Are you interested in a third term?
That one we shall talk about when the time comes.
Your political opponents say this process of deciding what multi-party system to have and then having a referendum is unnecessary. They say the constitutional court has affirmed their right to exist and operate freely and the referendum is therefore redundant - and, they believe, liable to be rigged. They say the government should just permit them to operate freely immediately. What's your reaction to the court decision?
You see, the court is not the people. There are people called Ugandans and those who are adults, old enough to decide, are more than 12 million now. So with due respect for the judges, I think the people would speak better for themselves. Because those judges are not always in harmony with the people. So what do [the political parties] fear? If what they are demanding is popular then surely the people will support them. Why are they allergic to popular involvement? When you see someone worry about popular involvement then you should worry about his credentials as a democrat.
But those same politicians complain that this means the rule of law is not being respected in Uganda. Is that the case?
The rule of law? The law comes from the people. Where does the law come from? There are two laws. One is the law of God, which comes from heaven. The other is the law of man which comes from the people. So what rule of law does not take into account of the wishes of the people, especially in political matters?
Can we ask about the situation in the north, the war? Why is it proving so difficult to deal with Kony's LRA rebels?
First of all, we have contained that terrorism because that was sponsored by Sudan as a part of the conflict between Arabs and Africans. It was not a small matter and it has been contained. Congo was also co-opted to destabilize us from the west. But as you know big changes have taken place in Congo and big changes are now taking place in Sudan.
Meanwhile we are also building up the capacity of the army because we had a problem with the donors who wanted us to spend very little on the army. They delayed our preparations. But that one has been resolved now and the bandits are being dismantled. We have killed many of their leaders. Just a few days before I came here we killed the Number three in their group. That leaves us with only two people to kill and the whole thing will be over. Originally those bandit leaders were 10, now we have accounted for eight we are just remaining with two, so this is very good progress, especially taken in harmony with other regional events - peace in Sudan, Congo... For me, I'm very optimistic.
On Agoa [the Africa Growth and Opportunity Act which gives African nations privileged access to U.S. markets], we're hearing that here in Washington, in the aftermath of Cancun [ministerial meeting of the World Trade Organisation held in Cancun, Mexico in September 2003], there is a lot of resentment in Congress and elsewhere about the stance that the Africans took at that meeting which seemed to the legislators to be a walk-out.
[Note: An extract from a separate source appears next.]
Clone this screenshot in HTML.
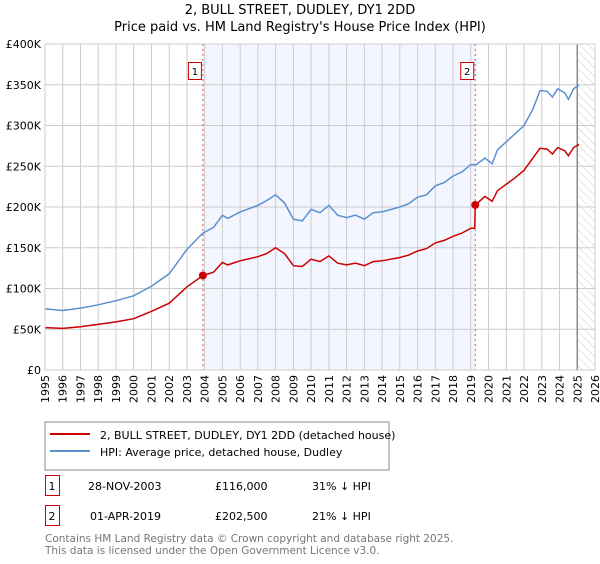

We're hearing that the resentment is negatively affecting their support for Agoa. Are you here in part to lobby for support for Agoa? And are you worried by this reaction?
Africa has survived for four million years; such disappointments can't change the future of Africa. But the issue in Cancun was mishandled by many people.
The primary failure lies with the Western countries because they are the ones who have a double language, they are the ones maintaining subsidies. Uganda is a poor country but we don't have a single subsidy on any product and this is due to the pressure we get from Western countries who put conditionalities on us to abolish all subsidies if we are to qualify for World Bank and IMF money.
So when I hear people saying that in the West they cannot get rid of subsidies because they have got domestic constituencies, I'm really amazed because I too have got constituencies that I have got to disappoint. So I don't see why richer countries - where a population is moreover educated and can follow explanations easily if people were to explain to them - should find it so difficult to disappoint those constituencies and yet they are always demanding that we disappoint the constituencies in Uganda. So they bear the primary responsibility.
However, secondly, also the African ministers need to be more thorough. For instance, these Singapore issues. Instead of rejecting them out of hand, they should have said, let's study them. That's what a rational person would do. You don't reject something out of hand.
So Cancun is the responsibility of many players and those Congressmen should not be disappointed, in my opinion. They should be disappointed with their own system.
Also I really want to help you with one thing. This idea that if the West does not work with Africa, Africa will not grow, is a big mistake. In fact, in a way, it's good for Africa to be disappointed because then they wake up.
I saw that in Tanzania when our brothers were fighting the whites in Mozambique, the Portuguese, and in South Africa, Zimbabwe, Namibia, Angola: initially Africans used to petition the British government to solve the Rhodesia problem, petition the West to handle South Africa. Until the Africans were completely disillusioned with the Western leaders; they moved and the whole of Africa was liberated.
So, I'm relaxed. Africa will move, one way or the other. The only difference is those who want to associate with our transition, of course, will get the glory. Or that transition will take place in spite of whatever position they take. So the Congress people have no right to say they were disappointed. Although there were mistakes by the African ministers, I think the biggest mistakes were by the Western countries, US, EU and Japan.